Article II— The Purpose
A standard statement of purpose (mission statement), specific objectives and purposes. It is wise in your by-laws to go into some detail with your goals, etc. (unlike with your articles of incorporation).
Article III
· Sec. 1—Number of Directors
Insert the number of directors that will serve on your board. Make sure the number you specify is in compliance with the law. For Georgia, you must have one or more board members.
· Sec.2—Director's Term
The term of office for the directors should be set: it can be any number of years and directors may serve successive terms.
· Sec. 3—Quorum
There should also be a statement indicating the requirements for a quorum.
· Sec. 4—Meeting Structure
Additionally, many nonprofits will specify Roberts' Rules of Order as the formal procedure format for proposing, approving and tabling motions. The smaller the organization, the less need exists for this formality.
Article IV—Designation of Officers
This section provides the four standard offices on the board (president, vice president, secretary and treasurer).

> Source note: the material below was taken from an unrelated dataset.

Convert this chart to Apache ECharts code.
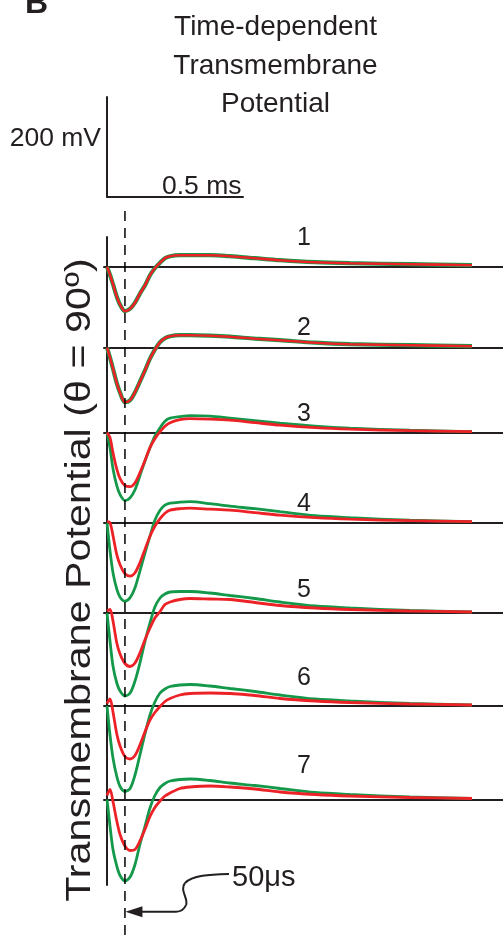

Article V—Executive Committee of the Board
This section allows the board to appoint an executive committee of directors to make major management decisions for the organization.
Article VI—Director and Member Inspection Rights
This provision provides for both director and membership inspection of the organization's books and records. With this comes the requirement of filing annual or periodic financial reports to the Secretary of State.

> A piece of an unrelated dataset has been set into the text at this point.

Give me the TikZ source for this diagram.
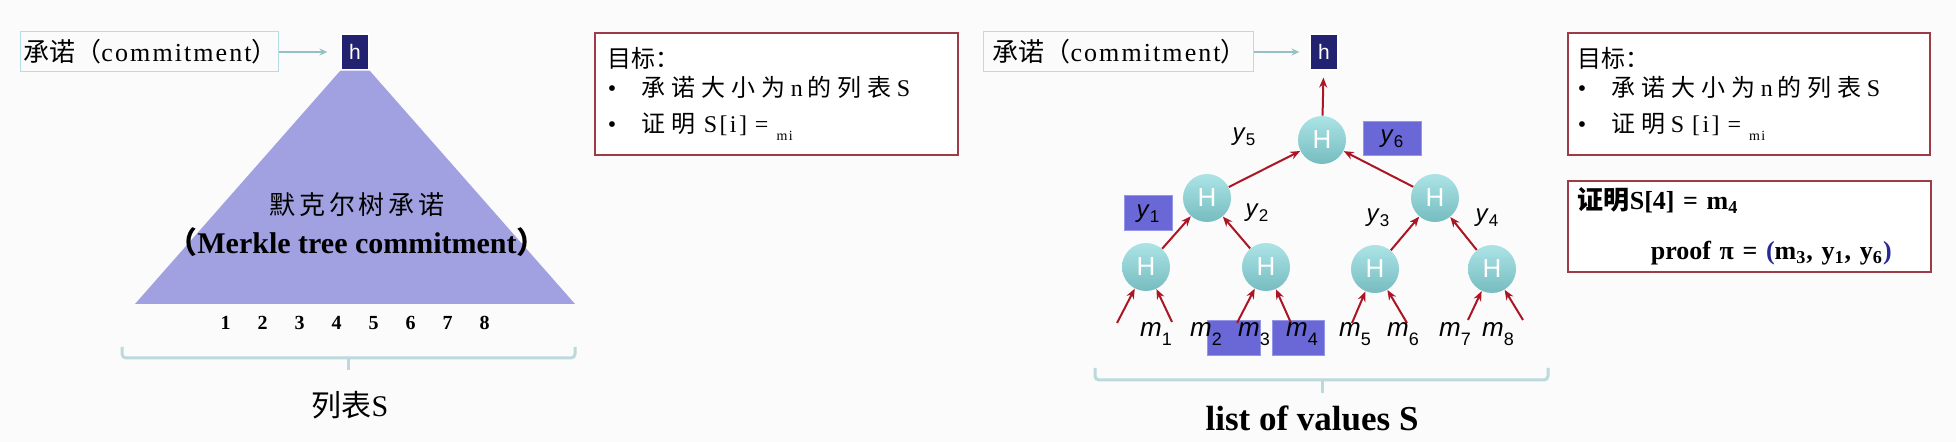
\documentclass[tikz,border=0pt]{standalone}
\usepackage{fontspec}
\setmainfont{Liberation Serif}
\setsansfont{Liberation Sans}
\newfontfamily\cjk{Noto Sans CJK SC}
\newfontfamily\cjkwide{Noto Sans CJK SC}[LetterSpace=15]
\newfontfamily\cjkgoal{Noto Sans CJK SC}[LetterSpace=25]
\newfontfamily\rmwide{Liberation Serif}[LetterSpace=8]
\newfontfamily\rmgoal{Liberation Serif}[LetterSpace=10]
\usetikzlibrary{arrows.meta,positioning}

\definecolor{pagebg}{RGB}{251,251,251}
\definecolor{treefill}{RGB}{161,161,225}
\definecolor{hnavy}{RGB}{34,34,112}
\definecolor{lblcyan}{RGB}{178,222,228}
\definecolor{lblarrow}{RGB}{150,192,198}
\definecolor{bracecol}{RGB}{188,218,222}
\definecolor{boxred}{RGB}{155,60,72}
\definecolor{arrred}{RGB}{172,22,36}
\definecolor{pfblue}{RGB}{106,104,214}
\definecolor{pfedge}{RGB}{150,150,232}
\definecolor{hlight}{RGB}{172,228,230}
\definecolor{hdark}{RGB}{118,188,192}
\definecolor{parblue}{RGB}{40,40,150}

\newcommand{\zh}[1]{{\cjk #1}}
\newcommand{\zg}[1]{{\cjkgoal #1}}
\newcommand{\mlf}[1]{\textit{m}\raisebox{-0.6ex}{\fontsize{9}{10}\selectfont #1}}
\newcommand{\ylb}[1]{\textit{y}\raisebox{-0.4ex}{\fontsize{8.5}{10}\selectfont #1}}

\begin{document}
\begin{tikzpicture}[x=0.5pt, y=-0.5pt, >=Stealth,
    lblbox/.style={draw=lblcyan, line width=0.5pt, minimum height=20pt, align=left,
                   anchor=west, font=\fontsize{13}{15}\selectfont},
    hbox/.style={fill=hnavy, draw=white, line width=0.6pt, minimum width=14pt,
                 minimum height=18pt, inner sep=0pt, text=white,
                 font=\sffamily\fontsize{10.5}{12}\selectfont},
    hnode/.style={circle, minimum size=24pt, inner sep=0pt, top color=hlight,
                  bottom color=hdark, text=white, font=\sffamily\fontsize{13}{15}\selectfont},
    redarr/.style={-{Stealth[length=5pt,width=4pt]}, draw=arrred, line width=1pt},
    lblarr/.style={-{Stealth[length=4pt,width=3.5pt]}, draw=lblarrow, line width=0.8pt},
    pfbox/.style={fill=pfblue, draw=pfedge, line width=0.5pt, inner sep=0pt,
                  font=\sffamily\fontsize{12}{14}\selectfont},
    goalbox/.style={draw=boxred, line width=0.8pt, fill=white, anchor=north west,
                    align=left, font=\rmgoal\fontsize{12}{14.4}\selectfont},
    listbrace/.style={draw=bracecol, line width=1.5pt, rounded corners=2pt},
    ytext/.style={font=\sffamily\fontsize{12}{14}\selectfont},
    mtext/.style={font=\sffamily\fontsize{13}{15}\selectfont}]

  \fill[pagebg] (0,0) rectangle (1956,442);
  \useasboundingbox (0,0) rectangle (1956,442);

  % left: the whole tree as one triangle
  \node[lblbox, text width=126pt, inner xsep=1.5pt] (clabL) at (20,52)
       {\zh{承诺（}{\rmwide commitment}\zh{）}};
  \node[hbox] (hL) at (355,52) {h};
  \draw[lblarr, shorten >=6.5pt] (clabL) -- (hL);

  \fill[treefill] (hL.south west) -- (hL.south east) -- (575,304) -- (135,304) -- cycle;
  \node[font=\cjkwide\fontsize{13}{15}\selectfont] (mtzh) at (357,205) {默克尔树承诺};
  \node[font=\bfseries\fontsize{15}{17}\selectfont] (mten) at (357,242)
       {\zh{（}Merkle tree commitment\zh{）}};

  \node[font=\bfseries\fontsize{10}{12}\selectfont] (nums) at (355,323)
       {1\hspace{13.5pt}2\hspace{13.5pt}3\hspace{13.5pt}4\hspace{13.5pt}5\hspace{13.5pt}6\hspace{13.5pt}7\hspace{13.5pt}8};
  \draw[listbrace] (122,347) -- (122,358) -- (575,358) -- (575,347);
  \draw[listbrace] (348,358) -- (348,370);
  \node[font=\fontsize{15}{17}\selectfont] (listL) at (350,405) {\zh{列表}S};

  \node[goalbox, text width=168.5pt, inner xsep=6.5pt, minimum height=61pt] (goalL) at (594,32)
       {{\cjk 目标：}\\[0.3pt]
        \makebox[17pt][l]{\textbullet}\zg{承诺大小为}\hspace{2.5pt}n\hspace{2.5pt}\zg{的列表}\hspace{2.5pt}S\\[3.5pt]
        \makebox[17pt][l]{\textbullet}\zg{证明} S[i] = \raisebox{-0.7ex}{\scriptsize mi}};

  % right: the Merkle tree itself
  \node[lblbox, text width=126pt, inner xsep=4.5pt] (clabR) at (983,52)
       {\zh{承诺（}{\rmwide commitment}\zh{）}};
  \node[hbox] (hR) at (1324,52) {h};
  \draw[lblarr, shorten >=5pt] (clabR) -- (hR);

  \node[pfbox, minimum width=24pt, minimum height=17.5pt] (ybox1) at (1148,213.5) {\ylb{1}};
  \node[pfbox, minimum width=29pt, minimum height=17pt] (ybox6) at (1392,139) {\ylb{6}};
  \node[pfbox, minimum width=26.5pt, minimum height=17.5pt] (pf23) at (1233.5,338.5) {};
  \node[pfbox, minimum width=26pt, minimum height=17.5pt] (pf4) at (1298,338.5) {};

  \node[hnode] (r) at (1322,140) {H};
  \node[hnode] (a) at (1207,198) {H};
  \node[hnode] (b) at (1435,198) {H};
  \node[hnode] (a1) at (1146,267) {H};
  \node[hnode] (a2) at (1266,267) {H};
  \node[hnode] (b1) at (1375,269) {H};
  \node[hnode] (b2) at (1492,269) {H};

  \node[ytext] (ylab5) at (1244,137) {\ylb{5}};
  \node[ytext] (ylab2) at (1257,213) {\ylb{2}};
  \node[ytext] (ylab3) at (1378,218) {\ylb{3}};
  \node[ytext] (ylab4) at (1487,218) {\ylb{4}};

  \coordinate (lf1) at (1117,323);
  \coordinate (lf2) at (1172,322);
  \coordinate (lf3) at (1237,323);
  \coordinate (lf4) at (1291,323);
  \coordinate (lf5) at (1352,323);
  \coordinate (lf6) at (1407,323);
  \coordinate (lf7) at (1468,320);
  \coordinate (lf8) at (1523,320);

  \draw[redarr, shorten >=3.5pt] (r) -- (hR);
  \draw[redarr] (a) -- (r);
  \draw[redarr] (b) -- (r);
  \draw[redarr] (a1) -- (a);
  \draw[redarr] (a2) -- (a);
  \draw[redarr] (b1) -- (b);
  \draw[redarr] (b2) -- (b);
  \draw[redarr] (lf1) -- (a1);
  \draw[redarr] (lf2) -- (a1);
  \draw[redarr] (lf3) -- (a2);
  \draw[redarr] (lf4) -- (a2);
  \draw[redarr] (lf5) -- (b1);
  \draw[redarr] (lf6) -- (b1);
  \draw[redarr] (lf7) -- (b2);
  \draw[redarr] (lf8) -- (b2);

  \node[mtext] (m1) at (1156,334) {\mlf{1}};
  \node[mtext] (m2) at (1206,334) {\mlf{2}};
  \node[mtext] (m3) at (1254,334) {\mlf{3}};
  \node[mtext] (m4) at (1302,334) {\mlf{4}};
  \node[mtext] (m5) at (1355,334) {\mlf{5}};
  \node[mtext] (m6) at (1403,334) {\mlf{6}};
  \node[mtext] (m7) at (1455,334) {\mlf{7}};
  \node[mtext] (m8) at (1498,334) {\mlf{8}};

  \draw[listbrace] (1095,368) -- (1095,380) -- (1548,380) -- (1548,368);
  \draw[listbrace] (1322,380) -- (1322,393);
  \node[font=\bfseries\fontsize{17.5}{20}\selectfont] (listR) at (1312,418) {list of values S};

  \node[goalbox, text width=171pt, inner xsep=5pt, minimum height=61pt] (goalR) at (1567,32)
       {{\cjk 目标：}\\[0.3pt]
        \makebox[17pt][l]{\textbullet}\zg{承诺大小为}\hspace{2.5pt}n\hspace{2.5pt}\zg{的列表}\hspace{2.5pt}S\\[3.5pt]
        \makebox[17pt][l]{\textbullet}\zg{证明}\hspace{2.5pt}S [i] = \raisebox{-0.7ex}{\scriptsize mi}};
  \node[goalbox, text width=171.5pt, inner xsep=5pt, minimum height=44pt,
        font=\bfseries\fontsize{13}{15.6}\selectfont] (proof) at (1567,180)
       {\zh{证明}S[4] = m\textsubscript{4}\\[9.4pt]
        \hspace*{36.5pt}proof π = {\color{parblue}(}m\textsubscript{3}, y\textsubscript{1}, y\textsubscript{6}{\color{parblue})}};

\end{tikzpicture}
\end{document}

Article VII—Tax Provisions
The various sections in this article contain language that will help you show the IRS and the Georgia Revenue Department that you will qualify for tax-exempt status. For example, your organization would guard against lobbying unless under the appropriate code, or it would protect the organization from private inurement, etc.
Article VIII—In-Effect
This article will state when the by-laws will be in effect.
Article IX—Amendments
Recommendations to change or amend the by-laws should be specifically stated. Usually the change will be in effect after it is approved by a two-thirds vote of the members at a regular meeting of the organization (although this may be set as a majority vote of the board).
Many organizations require that proposed amendments must be sent to all members ten days before the meeting at which they are to be considered for adoption.
If your group has membership or any other such distinguishing feature, it should be stated and provided for in the by-laws. After all articles and sections are agreed upon, the end of the by-laws should also include a statement of approval signed by each board member.
By-laws differ for each organization. However, this format has been offered to stimulate your thinking on the different components that should be included within your organizations' by-laws. Before creating your own, it would be profitable to look at several organizations' by-laws as examples.